A proposta, convertida no Projeto de Lei nº 6.826/2010, recebeu parecer do Deputado Federal Carlos Zarattini no âmbito de Comissão Especial da Câmara dos Deputados, que igualmente registrou ser seu propósito introduzir norma específica – até então ausente – voltada à responsabilização objetiva administrativa e civil de pessoas jurídicas “pelos atos de corrupção descritos nos acordos internacionais, posto que os atos de corrupção ativa e passiva estabelecidos como crime em nosso direito penal têm o poder de atingir apenas as pessoas naturais”.
Essa vinculação entre a finalidade de combater atos de corrupção e as disposições do projeto de lei também pode ser extraída das justificativas apresentadas pelo relator para suprimir inciso do rol de atos lesivos original que tipificava a conduta de “deixar de pagar encargos trabalhistas ou previdenciários, decorrentes da execução de contrato celebrado com a administração pública”. Segundo o parlamentar relator, a supressão justificava-se porque tratava o inciso de “matéria que não se enquadra nos objetivos do projeto de lei, posto que visa punir empresas por sonegação fiscal, e não pela prática de atos lesivos à administração pública nacional ou estrangeira caracterizada por corrupção, ou mais especificamente suborno”.
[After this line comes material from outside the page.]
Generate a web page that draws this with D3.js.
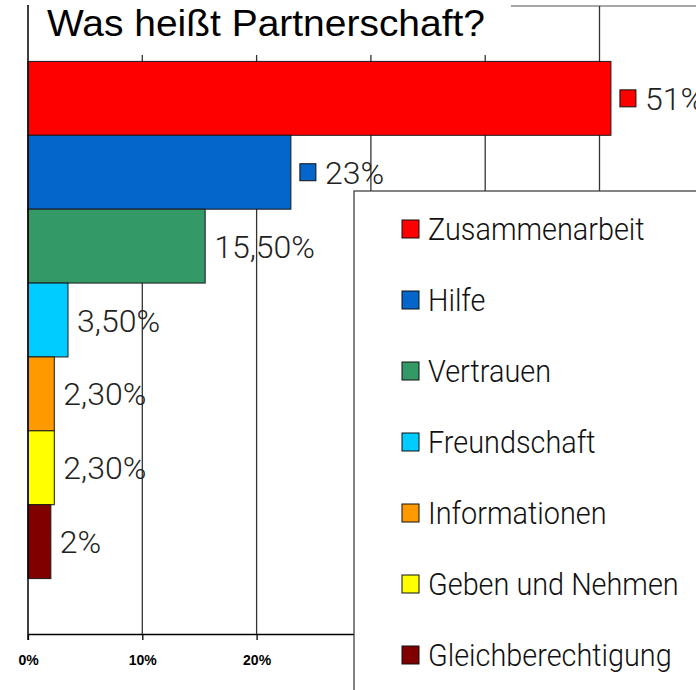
<!DOCTYPE html>
<html>
<head>
<meta charset="utf-8">
<script src="https://cdn.jsdelivr.net/npm/d3@7"></script>
<style>
  body { margin: 0; background: #fff; }
  svg { display: block; }
</style>
</head>
<body>
<svg id="chart" width="696" height="690"></svg>
<script>
// chart data
const categories = ['Zusammenarbeit', 'Hilfe', 'Vertrauen', 'Freundschaft', 'Informationen', 'Geben und Nehmen', 'Gleichberechtigung'];
const values = [51, 23, 15.5, 3.5, 2.3, 2.3, 2];
const valueLabels = ['51%', '23%', '15,50%', '3,50%', '2,30%', '2,30%', '2%'];
const showKey = [true, true, false, false, false, false, false];
const colors = ['#ff0000', '#0465cb', '#339966', '#00ccff', '#ff9900', '#ffff00', '#800000'];
const tickValues = [0, 10, 20, 30, 40, 50, 60];
const title = 'Was heißt Partnerschaft?';

let svg = d3.select('#chart');
let plot = {left: 28, top: 6, bottom: 634};

// shrink text horizontally, the original uses a narrow face
function squeeze(sel, factor) {
    sel.each(function() {
        let w = this.getComputedTextLength();
        d3.select(this).attr('textLength', w * factor).attr('lengthAdjust', 'spacingAndGlyphs');
    });
}

let xScale = d3.scaleLinear()
    .domain([0, 60])
    .range([plot.left, plot.left + 60 * 11.43]);
let yScale = d3.scaleBand()
    .domain(categories)
    .range([plot.top, plot.bottom])
    .paddingInner(0)
    .paddingOuter(0.75);

// plot frame top border
svg.append('line')
    .attr('x1', plot.left).attr('x2', 696)
    .attr('y1', plot.top).attr('y2', plot.top)
    .attr('stroke', '#8a8a8a').attr('stroke-width', 1.3);

// gridlines
svg.append('g').selectAll('line')
    .data(tickValues.slice(1))
    .enter().append('line')
    .attr('x1', d => xScale(d)).attr('x2', d => xScale(d))
    .attr('y1', plot.top).attr('y2', plot.bottom)
    .attr('stroke', '#333').attr('stroke-width', 1.3);

// bars
svg.append('g').selectAll('rect')
    .data(values)
    .enter().append('rect')
    .attr('x', xScale(0))
    .attr('y', (d, i) => yScale(categories[i]))
    .attr('width', d => xScale(d) - xScale(0))
    .attr('height', yScale.bandwidth())
    .attr('fill', (d, i) => colors[i])
    .attr('stroke', '#1a1a1a').attr('stroke-width', 1);

// x axis
let xAxis = svg.append('g')
    .attr('transform', `translate(0,${plot.bottom})`)
    .call(d3.axisBottom(xScale).tickValues(tickValues).tickFormat(d => d + '%').tickSize(6).tickSizeOuter(0));
xAxis.select('.domain').attr('stroke', '#000').attr('stroke-width', 1.5);
xAxis.selectAll('.tick line').attr('stroke', '#000').attr('stroke-width', 1.3);
// labels right of 20% sit under the legend, drop them
xAxis.selectAll('.tick text').filter(d => d > 20).remove();
xAxis.selectAll('.tick text')
    .attr('y', 21)
    .style('font-family', '"Liberation Sans", Arial, sans-serif')
    .style('font-size', '14px').style('font-weight', 'bold').attr('fill', '#000');

// left axis line
svg.append('line')
    .attr('x1', plot.left).attr('x2', plot.left)
    .attr('y1', plot.top - 1).attr('y2', plot.bottom + 6)
    .attr('stroke', '#000').attr('stroke-width', 1.5);

// value labels
let labels = svg.append('g').selectAll('g')
    .data(values)
    .enter().append('g')
    .attr('transform', (d, i) => `translate(${xScale(d) + 9},${yScale(categories[i]) + yScale.bandwidth() / 2})`);
labels.filter((d, i) => showKey[i]).append('rect')
    .attr('x', 0).attr('y', -8.5)
    .attr('width', 16).attr('height', 17)
    .attr('fill', d => colors[values.indexOf(d)])
    .attr('stroke', '#111').attr('stroke-width', 1);
labels.append('text')
    .attr('x', (d, i) => showKey[i] ? 25 : 0)
    .attr('dy', '0.36em')
    .style('font-family', 'Roboto, sans-serif').style('font-weight', 300)
    .style('font-size', '32px').attr('fill', '#222')
    .text((d, i) => valueLabels[i]);

// legend
let legend = svg.append('g').attr('transform', 'translate(354,191)');
legend.append('rect')
    .attr('x', 0).attr('y', 0).attr('width', 400).attr('height', 600)
    .attr('fill', '#fff').attr('stroke', '#333').attr('stroke-width', 1.2);
let items = legend.selectAll('.item')
    .data(categories)
    .enter().append('g')
    .attr('class', 'item')
    .attr('transform', (d, i) => `translate(48,${38 + i * 71})`);
items.append('rect')
    .attr('x', 0).attr('y', -9)
    .attr('width', 17).attr('height', 18)
    .attr('fill', (d, i) => colors[i])
    .attr('stroke', '#111').attr('stroke-width', 1);
items.append('text')
    .attr('x', 26).attr('dy', '0.36em')
    .style('font-family', 'Roboto, sans-serif').style('font-weight', 300)
    .style('font-size', '31px').attr('fill', '#111')
    .text(d => d)
    .call(squeeze, 0.93);

// title box
svg.append('rect')
    .attr('x', plot.left + 1).attr('y', 0)
    .attr('width', 482).attr('height', 55)
    .attr('fill', '#fff');
svg.append('text')
    .attr('x', 47).attr('y', 36)
    .style('font-family', '"Liberation Sans", Arial, sans-serif')
    .style('font-size', '36px').attr('fill', '#000')
    .attr('textLength', 438).attr('lengthAdjust', 'spacingAndGlyphs')
    .text(title);
</script>
</body>
</html>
Portanto, o espírito do legislador ao conceber os contornos da Lei Anticorrupção intencionava criar novo mecanismo de combate à corrupção de agentes públicos por meio da responsabilização objetiva das pessoas jurídicas infratoras. Tentar legitimar o intérprete, por meio de uma exegese ampliativa, escopo maior, que inclua condutas outras, distintas das de dificultar atividade de fiscalização ou investigação que tenham por objeto um ato de corrupção ou que busquem embaraçá-las por meio da corrupção, é violar frontalmente a razão criadora da lei. E corre-se, com isso, o risco de punir de forma desvirtuada, a transmudar o espírito do legislador em assombração.